TO BE DONE | Take each line that has the word "matplotlib" and return it.

SOURCE DATA |

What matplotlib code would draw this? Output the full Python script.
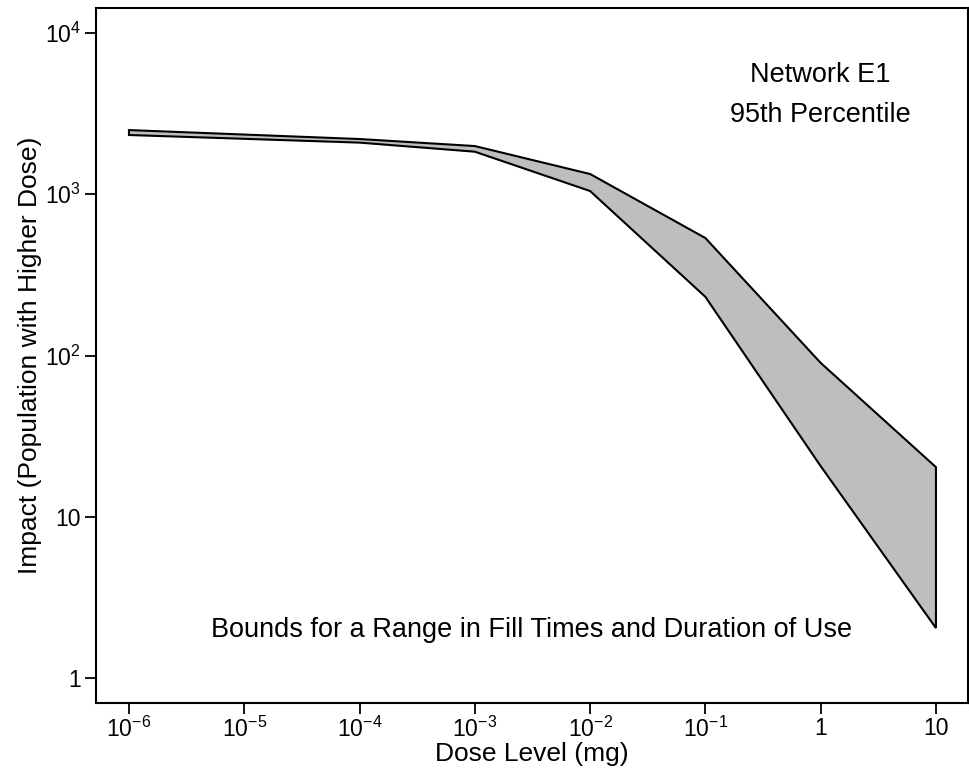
import numpy as np
import matplotlib
matplotlib.use("Agg")
import matplotlib.pyplot as plt
from matplotlib import font_manager
from matplotlib.ticker import FixedLocator, FixedFormatter, NullLocator

# the reference text looks like a tall, narrow Helvetica
names = set(f.name for f in font_manager.fontManager.ttflist)
if 'Liberation Sans Narrow' in names:
    fam = 'Liberation Sans Narrow'
    tick_fs, lab_fs, txt_fs = 19, 22.5, 23
else:
    fam = 'Liberation Sans'
    tick_fs, lab_fs, txt_fs = 16.5, 19, 19.5

plt.rcParams['font.family'] = [fam, 'DejaVu Sans']
plt.rcParams['mathtext.fontset'] = 'custom'
plt.rcParams['mathtext.rm'] = fam
plt.rcParams['mathtext.it'] = fam

# data
dose = [1e-6, 1e-4, 1e-3, 1e-2, 1e-1, 1, 10]
upper = [2500, 2200, 1990, 1335, 535, 90, 20.3]
lower = [2330, 2090, 1836, 1047, 231, 20.6, 2.04]

xticks = [1e-6, 1e-5, 1e-4, 1e-3, 1e-2, 1e-1, 1, 10]
xlabels = [r'$10^{-6}$', r'$10^{-5}$', r'$10^{-4}$', r'$10^{-3}$',
           r'$10^{-2}$', r'$10^{-1}$', '1', '10']
yticks = [1, 10, 100, 1000, 10000]
ylabels = ['1', '10', r'$10^{2}$', r'$10^{3}$', r'$10^{4}$']

fig = plt.figure(figsize=(9.69, 7.72), dpi=100)
ax = fig.add_axes([96/969, 69/772, 872/969, 695/772])

# polygon: upper curve then lower curve reversed
px = dose + dose[::-1]
py = upper + lower[::-1]
ax.fill(px, py, facecolor='#bebebe', edgecolor='black', linewidth=1.5, joinstyle='miter')

ax.set_xscale('log')
ax.set_yscale('log')
ax.set_xlim(10**-6.286, 10**1.278)
ax.set_ylim(10**-0.155, 10**4.155)

ax.xaxis.set_major_locator(FixedLocator(xticks))
ax.xaxis.set_major_formatter(FixedFormatter(xlabels))
ax.xaxis.set_minor_locator(NullLocator())
ax.yaxis.set_major_locator(FixedLocator(yticks))
ax.yaxis.set_major_formatter(FixedFormatter(ylabels))
ax.yaxis.set_minor_locator(NullLocator())

ax.tick_params(direction='out', length=8, width=1.3, labelsize=tick_fs, pad=3)
ax.tick_params(axis='x', pad=2)
for s in ax.spines.values():
    s.set_linewidth(1.5)

ax.set_xlabel('Dose Level (mg)', fontsize=lab_fs, labelpad=0)
ax.set_ylabel('Impact (Population with Higher Dose)', fontsize=lab_fs, labelpad=2)

ax.text(820/969, 1 - 75/772, 'Network E1', transform=fig.transFigure,
        ha='center', va='center', fontsize=txt_fs)
ax.text(820/969, 1 - 115/772, '95th Percentile', transform=fig.transFigure,
        ha='center', va='center', fontsize=txt_fs)
ax.text(532/969, 1 - 630/772, 'Bounds for a Range in Fill Times and Duration of Use',
        transform=fig.transFigure, ha='center', va='center', fontsize=txt_fs)

fig.savefig('out.png', dpi=100)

EXERCISE OUTPUT |
What matplotlib code would draw this? Output the full Python script.
import matplotlib
matplotlib.use("Agg")
import matplotlib.pyplot as plt
from matplotlib import font_manager
from matplotlib.ticker import FixedLocator, FixedFormatter, NullLocator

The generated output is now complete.